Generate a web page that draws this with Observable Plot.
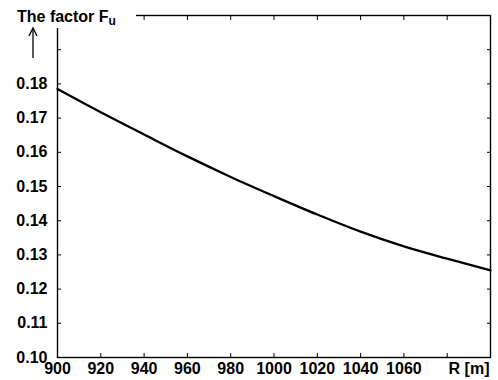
<!DOCTYPE html>
<html>
<head>
<meta charset="utf-8">
<script src="https://cdn.jsdelivr.net/npm/d3@7"></script>
<script src="https://cdn.jsdelivr.net/npm/@observablehq/plot@0.6"></script>
<style>
  html, body { margin: 0; padding: 0; background: #fff; }
  #wrap { position: relative; width: 498px; height: 380px; font-family: "Liberation Sans", Arial, sans-serif; }
  #title { position: absolute; left: 8px; top: 0px; width: 128px; height: 28px; background: #fff;
           font-weight: bold; font-size: 16px; color: #000; line-height: 16px; padding-top: 9px; box-sizing: border-box; padding-left: 9px; }
  #title sub { font-size: 12px; vertical-align: -3px; line-height: 0; }
  #arrow { position: absolute; left: 27px; top: 26px; }
</style>
</head>
<body>
<div id="wrap">
  <div id="chart"></div>
  <div id="title">The factor F<sub>u</sub></div>
  <svg id="arrow" width="12" height="34"><line x1="6" y1="3" x2="6" y2="32" stroke="#000" stroke-width="1.3"/><path d="M2,10 L6,2 L10,10" fill="none" stroke="#000" stroke-width="1.3"/></svg>
</div>
<script>
const radius = [900, 920, 940, 960, 980, 1000, 1020, 1040, 1060, 1080, 1100];
const factor = [0.1785, 0.1717, 0.1652, 0.1588, 0.1528, 0.1472, 0.1418, 0.1368, 0.1325, 0.1289, 0.1255];
const xTicks = [900, 920, 940, 960, 980, 1000, 1020, 1040, 1060, 1080, 1100];
const xLabelMax = 1060;
const yTicks = [0.10, 0.11, 0.12, 0.13, 0.14, 0.15, 0.16, 0.17, 0.18, 0.19, 0.20];
const yLabelMax = 0.18;
const xUnit = "R [m]";

const data = radius.map((r, i) => ({r, f: factor[i]}));
const font = {fontWeight: "bold", fontSize: 16, fill: "#000"};

const chart = Plot.plot({
  width: 498,
  height: 380,
  marginLeft: 57,
  marginRight: 8,
  marginTop: 15,
  marginBottom: 23,
  style: {fontFamily: "Liberation Sans, Arial, sans-serif", fontSize: "16px", fontWeight: "bold", color: "#000", background: "#fff"},
  x: {domain: [900, 1100]},
  y: {domain: [0.10, 0.20]},
  marks: [
    Plot.frame({stroke: "#000", strokeWidth: 1.4}),
    Plot.axisX({ticks: xTicks, anchor: "bottom", tickSize: -4, tickPadding: 9, label: null,
      tickFormat: d => d <= xLabelMax ? String(d) : "", ...font}),
    Plot.axisX({ticks: xTicks, anchor: "top", tickSize: -4, label: null, tickFormat: () => ""}),
    Plot.axisY({ticks: yTicks, anchor: "left", tickSize: -4, tickPadding: 14, label: null,
      tickFormat: d => d <= yLabelMax + 1e-9 ? d.toFixed(2) : "", ...font}),
    Plot.axisY({ticks: yTicks, anchor: "right", tickSize: -4, label: null, tickFormat: () => ""}),
    Plot.line(data, {x: "r", y: "f", stroke: "#000", strokeWidth: 2.3, curve: "monotone-x"}),
    Plot.text([xUnit], {frameAnchor: "bottom-right", textAnchor: "end", lineAnchor: "top", dy: 5, dx: -1, ...font})
  ]
});
document.getElementById("chart").appendChild(chart);
</script>
</body>
</html>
_ _ _ _
> [EXERCISE]: Repeat the material exactly as it reads, without any of its pictures.

> [WORKED ANSWER]:
Generate a web page that draws this with Observable Plot.
<!DOCTYPE html>
<html>
<head>
<meta charset="utf-8">
<script src="https://cdn.jsdelivr.net/npm/d3@7"></script>
<script src="https://cdn.jsdelivr.net/npm/@observablehq/plot@0.6"></script>
<style>
  html, body { margin: 0; padding: 0; background: #fff; }
  #wrap { position: relative; width: 498px; height: 380px; font-family: "Liberation Sans", Arial, sans-serif; }
  #title { position: absolute; left: 8px; top: 0px; width: 128px; height: 28px; background: #fff;
           font-weight: bold; font-size: 16px; color: #000; line-height: 16px; padding-top: 9px; box-sizing: border-box; padding-left: 9px; }
  #title sub { font-size: 12px; vertical-align: -3px; line-height: 0; }
  #arrow { position: absolute; left: 27px; top: 26px; }
</style>
</head>
<body>
<div id="wrap">
  <div id="chart"></div>
  <div id="title">The factor F<sub>u</sub></div>
  <svg id="arrow" width="12" height="34"><line x1="6" y1="3" x2="6" y2="32" stroke="#000" stroke-width="1.3"/><path d="M2,10 L6,2 L10,10" fill="none" stroke="#000" stroke-width="1.3"/></svg>
</div>
<script>
const radius = [900, 920, 940, 960, 980, 1000, 1020, 1040, 1060, 1080, 1100];
const factor = [0.1785, 0.1717, 0.1652, 0.1588, 0.1528, 0.1472, 0.1418, 0.1368, 0.1325, 0.1289, 0.1255];
const xTicks = [900, 920, 940, 960, 980, 1000, 1020, 1040, 1060, 1080, 1100];
const xLabelMax = 1060;
const yTicks = [0.10, 0.11, 0.12, 0.13, 0.14, 0.15, 0.16, 0.17, 0.18, 0.19, 0.20];
const yLabelMax = 0.18;
const xUnit = "R [m]";

const data = radius.map((r, i) => ({r, f: factor[i]}));
const font = {fontWeight: "bold", fontSize: 16, fill: "#000"};

const chart = Plot.plot({
  width: 498,
  height: 380,
  marginLeft: 57,
  marginRight: 8,
  marginTop: 15,
  marginBottom: 23,
  style: {fontFamily: "Liberation Sans, Arial, sans-serif", fontSize: "16px", fontWeight: "bold", color: "#000", background: "#fff"},
  x: {domain: [900, 1100]},
  y: {domain: [0.10, 0.20]},
  marks: [
    Plot.frame({stroke: "#000", strokeWidth: 1.4}),
    Plot.axisX({ticks: xTicks, anchor: "bottom", tickSize: -4, tickPadding: 9, label: null,
      tickFormat: d => d <= xLabelMax ? String(d) : "", ...font}),
    Plot.axisX({ticks: xTicks, anchor: "top", tickSize: -4, label: null, tickFormat: () => ""}),
    Plot.axisY({ticks: yTicks, anchor: "left", tickSize: -4, tickPadding: 14, label: null,
      tickFormat: d => d <= yLabelMax + 1e-9 ? d.toFixed(2) : "", ...font}),
    Plot.axisY({ticks: yTicks, anchor: "right", tickSize: -4, label: null, tickFormat: () => ""}),
    Plot.line(data, {x: "r", y: "f", stroke: "#000", strokeWidth: 2.3, curve: "monotone-x"}),
    Plot.text([xUnit], {frameAnchor: "bottom-right", textAnchor: "end", lineAnchor: "top", dy: 5, dx: -1, ...font})
  ]
});
document.getElementById("chart").appendChild(chart);
</script>
</body>
</html>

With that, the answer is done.